I’ve written several posts lately on developing grit in children. Many of them focus on helping children deal with obstacles and failure. While driving to a presentation at the North Carolina School Counselor Conference this week, I listened to Brene Brown’s most recent book, Rising Strong. As usual, she has done her research and has many insightful recommendations for living a whole-hearted life of courage, compassion and connection. However, she made a statement in the book that stopped me short and got me thinking about the current focus on equipping children with grit. She said that grit has become the golden standard of motivational speeches and blog posts… We are promoting the trophy, the first place ribbon, the final mountain top success but not taking on the hard task of sharing the struggle, while we are still in the struggle. Uh-oh…

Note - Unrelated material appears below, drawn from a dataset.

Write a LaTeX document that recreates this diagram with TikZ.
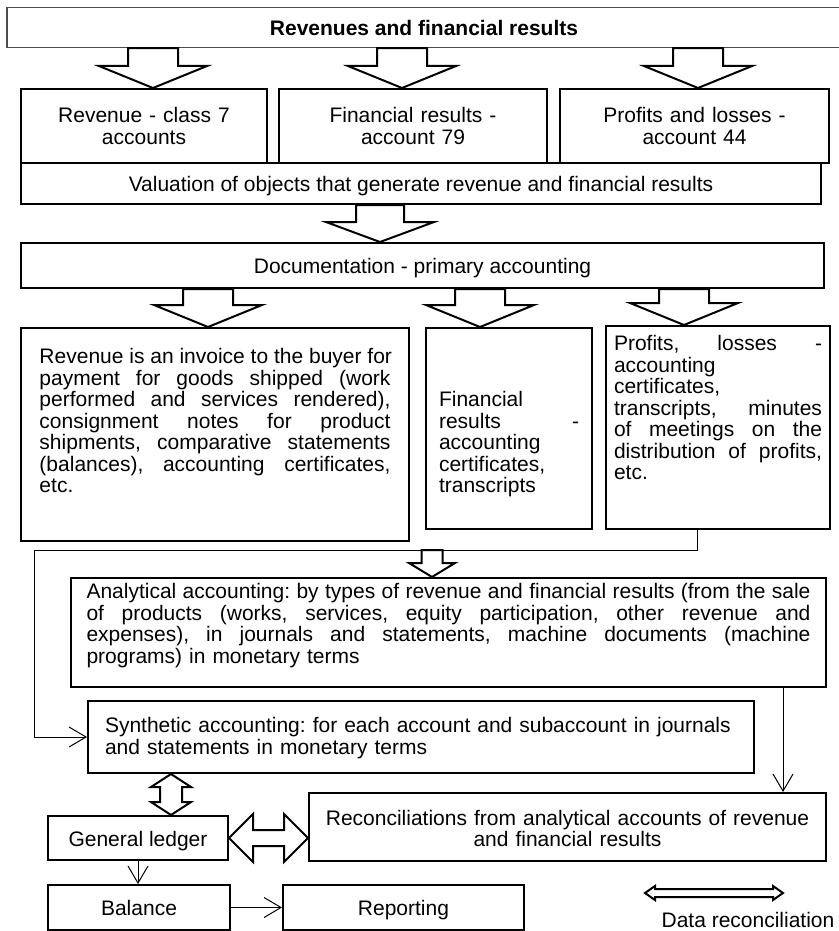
\documentclass[tikz,border=0pt]{standalone}
\usepackage{fontspec}
\setmainfont{Liberation Sans}
\usetikzlibrary{calc,arrows.meta}
\frenchspacing

% stretch one line of justified text to a given width
\newcommand{\fillline}[2]{\leavevmode\hbox to #1{\spaceskip=0.278em plus 1fil\relax
  \xspaceskip=\spaceskip#2}}
% hollow block arrow: x, from, to, shaft half, head half, head length
\newcommand{\fatdown}[6]{%
  \draw[hollow] (#1,0 |- #3) -- ++(-#5,-#6) -- ++(#5-#4,0)
    -- (#1-#4,0 |- #2) -- (#1+#4,0 |- #2)
    -- ($(#1,0 |- #3)+(#4,-#6)$) -- ++(#5-#4,0) -- cycle;}
% hollow double arrow, vertical: top, bottom, shaft half, head half, head length
\newcommand{\fatvv}[5]{%
  \draw[hollow] (#1) -- ++(-#4,#5) -- ++(#4-#3,0) -- ($(#2)+(-#3,-#5)$)
    -- ++(#3-#4,0) -- (#2) -- ++(#4,-#5) -- ++(#3-#4,0)
    -- ($(#1)+(#3,#5)$) -- ++(#4-#3,0) -- cycle;}
% hollow double arrow, horizontal: left, right, shaft half, head half, head length
\newcommand{\fathh}[5]{%
  \draw[hollow] (#1) -- ++(#5,-#4) -- ++(0,#4-#3) -- ($(#2)+(-#5,-#3)$)
    -- ++(0,#3-#4) -- (#2) -- ++(-#5,#4) -- ++(0,#3-#4)
    -- ($(#1)+(#5,#3)$) -- ++(0,#4-#3) -- cycle;}

\begin{document}
\begin{tikzpicture}[x=0.5pt, y=-0.5pt,
  acbox/.style={draw, line width=1pt, anchor=north, inner ysep=0pt,
    font=\fontsize{10.5}{10.75}\selectfont},
  hollow/.style={draw, line width=1pt, fill=white, line join=miter},
  link/.style={line width=0.5pt, -{Straight Barb[length=8.5pt,width=10pt]}}]

  \useasboundingbox (0,0) rectangle (839,931);

  % Heading
  \node[acbox, draw=black!70, line width=0.6pt, minimum width=417pt,
    text height=13.75pt, text depth=6.25pt] (title) at (424,7)
    {\textbf{Revenues and financial results}};

  % Accounts
  \node[acbox, text width=123pt, inner xsep=0pt, align=center,
    text height=17pt, text depth=20pt] (revenue) at (144,88)
    {Revenue - class 7\\accounts};
  \node[acbox, text width=134pt, inner xsep=0pt, align=center,
    text height=17pt, text depth=20pt] (finres) at (413,88)
    {Financial results -\\account 79};
  \node[acbox, text width=134.5pt, inner xsep=0pt, align=center,
    text height=17pt, text depth=20pt] (profit) at (694.5,88)
    {Profits and losses -\\account 44};

  % Valuation
  \node[acbox, minimum width=400pt, text height=14.25pt, text depth=6.25pt]
    (valuation) at (421,162)
    {Valuation of objects that generate revenue and financial results};

  % Documentation
  \node[acbox, minimum width=401.5pt, text height=15.25pt, text depth=7.25pt]
    (docs) at (422.5,242) {Documentation - primary accounting};

  % Primary documents
  \node[acbox, text width=175.5pt, inner xsep=9.25pt, align=left,
    text height=17.75pt, text depth=88.75pt] (revdocs) at (215,327)
    {\fillline{175.5pt}{Revenue is an invoice to the buyer for}\\
     \fillline{175.5pt}{payment for goods shipped (work}\\
     \fillline{175.5pt}{performed and services rendered),}\\
     \fillline{175.5pt}{consignment notes for product}\\
     \fillline{175.5pt}{shipments, comparative statements}\\
     \fillline{175.5pt}{(balances), accounting certificates,}\\
     etc.};
  \node[acbox, text width=70pt, inner xsep=6.5pt, align=left,
    text height=39.25pt, text depth=61.25pt] (resdocs) at (509,327)
    {Financial\\
     \fillline{70pt}{results -}\\
     accounting\\
     certificates,\\
     transcripts};
  \node[acbox, text width=104pt, inner xsep=4pt, align=left,
    text height=12.25pt, text depth=89.25pt] (profdocs) at (718,325)
    {\fillline{104pt}{Profits, losses -}\\
     accounting\\
     certificates,\\
     \fillline{104pt}{transcripts, minutes}\\
     \fillline{104pt}{of meetings on the}\\
     \fillline{104pt}{distribution of profits,}\\
     etc.};

  % Analytical accounting
  \node[acbox, text width=362pt, inner xsep=7.75pt, align=left,
    text height=10.25pt, text depth=44.25pt] (analyt) at (448.5,577)
    {\fillline{362pt}{Analytical accounting: by types of revenue and financial results (from the sale}\\
     \fillline{362pt}{of products (works, services, equity participation, other revenue and}\\
     \fillline{362pt}{expenses), in journals and statements, machine documents (machine}\\
     programs) in monetary terms};

  % Synthetic accounting
  \node[acbox, text width=316pt, inner xsep=8.5pt, align=left,
    text height=15.75pt, text depth=20.25pt] (synth) at (421,700)
    {Synthetic accounting: for each account and subaccount in journals\\
     and statements in monetary terms};

  % Ledger and reconciliations
  \node[acbox, minimum width=90pt, text height=15.25pt, text depth=6.75pt]
    (ledger) at (138,815) {General ledger};
  \node[acbox, text width=258.5pt, inner xsep=0pt, align=center,
    text height=16pt, text depth=18pt] (recon) at (567.5,792)
    {Reconciliations from analytical accounts of revenue\\
     and financial results};

  % Balance and reporting
  \node[acbox, minimum width=91pt, text height=15.25pt, text depth=7.25pt]
    (balance) at (139,884) {Balance};
  \node[acbox, minimum width=120.5pt, text height=15.25pt, text depth=7.25pt]
    (report) at (403.5,884) {Reporting};

  % Block arrows
  \fatdown{153}{title.south}{revenue.north}{25}{54}{22}
  \fatdown{402}{title.south}{finres.north}{25}{54}{22}
  \fatdown{698}{title.south}{profit.north}{25}{54}{22}
  \fatdown{380}{valuation.south}{docs.north}{24}{54}{20}
  \fatdown{208}{docs.south}{revdocs.north}{25}{54}{22}
  \fatdown{480}{docs.south}{resdocs.north}{25}{54}{22}
  \fatdown{684}{docs.south}{profdocs.north}{25}{54}{22}

  % Profits line to synthetic accounting
  \coordinate (elbow) at (34,550);
  \draw[link] (697,0 |- profdocs.south) |- (elbow) |- (synth.west);
  \coordinate (drop) at (432,550);
  \fatdown{432}{drop}{analyt.north}{10.5}{23}{14}

  % Analytical to reconciliations
  \draw[link] (783,0 |- analyt.south) -- (783,0 |- recon.north);

  % Data reconciliation arrows
  \coordinate (vtop) at (171,0 |- synth.south);
  \coordinate (vbot) at (171,0 |- ledger.north);
  \fatvv{vtop}{vbot}{11}{20}{13}
  \coordinate (hl) at (ledger.east);
  \coordinate (hr) at (ledger.east -| recon.west);
  \fathh{hl}{hr}{8}{24}{24}

  % Ledger to balance to reporting
  \draw[link] (ledger.south) -- (ledger.south |- balance.north);
  \draw[link] (balance.east) -- (report.west);

  % Legend
  \coordinate (legl) at (645,893);
  \coordinate (legr) at (783,893);
  \fathh{legl}{legr}{4}{7}{10}
  \node[font=\fontsize{10.5}{10.75}\selectfont, inner sep=0pt,
    text height=7.5pt, text depth=0pt] (legtext) at (748,920)
    {Data reconciliation};
\end{tikzpicture}
\end{document}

Brene has long been a proponent of vulnerability; that tough experience that we all try to avoid. Vulnerability is sharing the pain, while it is still hurting. It’s sharing the embarrassment, when we still want to hide and hope no one noticed. Vulnerability is about being real and authentic, not just announcing that we struggled once in the past and it made us the successful person we now are. It is all well and good to announce that we have conquered the beast after the fact but who is talking about the struggle and panic while we are still in the battle?
All of this made me think about grit and children. Are we expecting grit to magically appear after a few well planned lessons? Are we hurrying children through the feelings they experience by trying to solve the problem and make everything better? Or are we encouraging children to talk and share while they are in the midst of the pain of challenging experiences? Are we being available and supportive or are we being master fixer uppers? I hope it is the former and not the latter.

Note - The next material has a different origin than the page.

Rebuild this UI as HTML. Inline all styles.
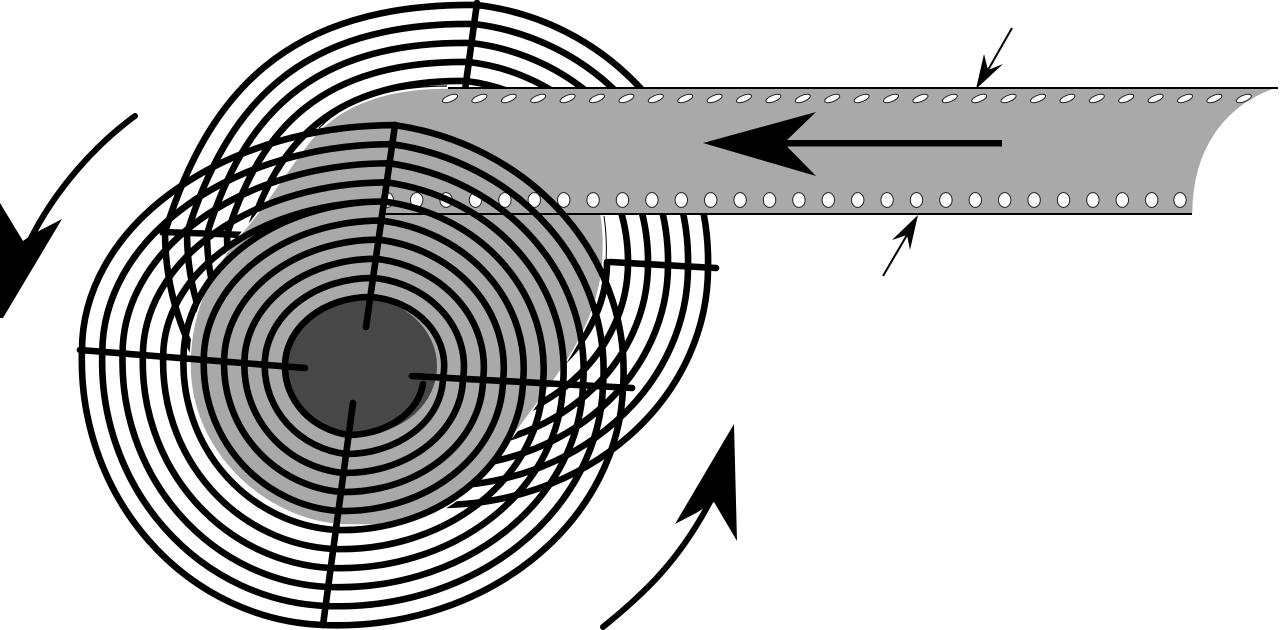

Here’s how we can support children when they are challenged:
Four Steps to Support Children Through Challenging Times
- Acknowledge the pain– The first step is recognizing the pain for what it is rather than distracting, redirecting or pretending it doesn’t exist. This sometimes means that we have to stand out in the storm with the child rather than looking for shelter. It’s not easy and probably not our first inclination. As parents and educators we’d rather protect and resolve which leads us to the next step…
- Listen without trying to fix everything– Take some time to listen and explore the circumstances and the feelings. What happened first? What happened next? Lean into the child’s perspective and understanding. How are they making sense of things? How does their perspective make them feel?
- Encourage children to be problem solvers not victims-Now is the time to turn on our natural helper skills and encourage children to see what is possible. What changes can they make in themselves and their environment? What impact does their perspective have on how they feel and what they do? What is the next step going forward?
- Model what we expect– As always it is important to remember that children learn more from what we do than what we say. Are we vulnerable? Do we express our own struggles and frustrations as well as how we resolve our challenges? Do we do that in a way that teaches and supports rather than as an opportunity to complain and whine?
Practicing vulnerability and developing a grit is not a one and done experience. Rather it is a daily challenge and practice for adults and children alike.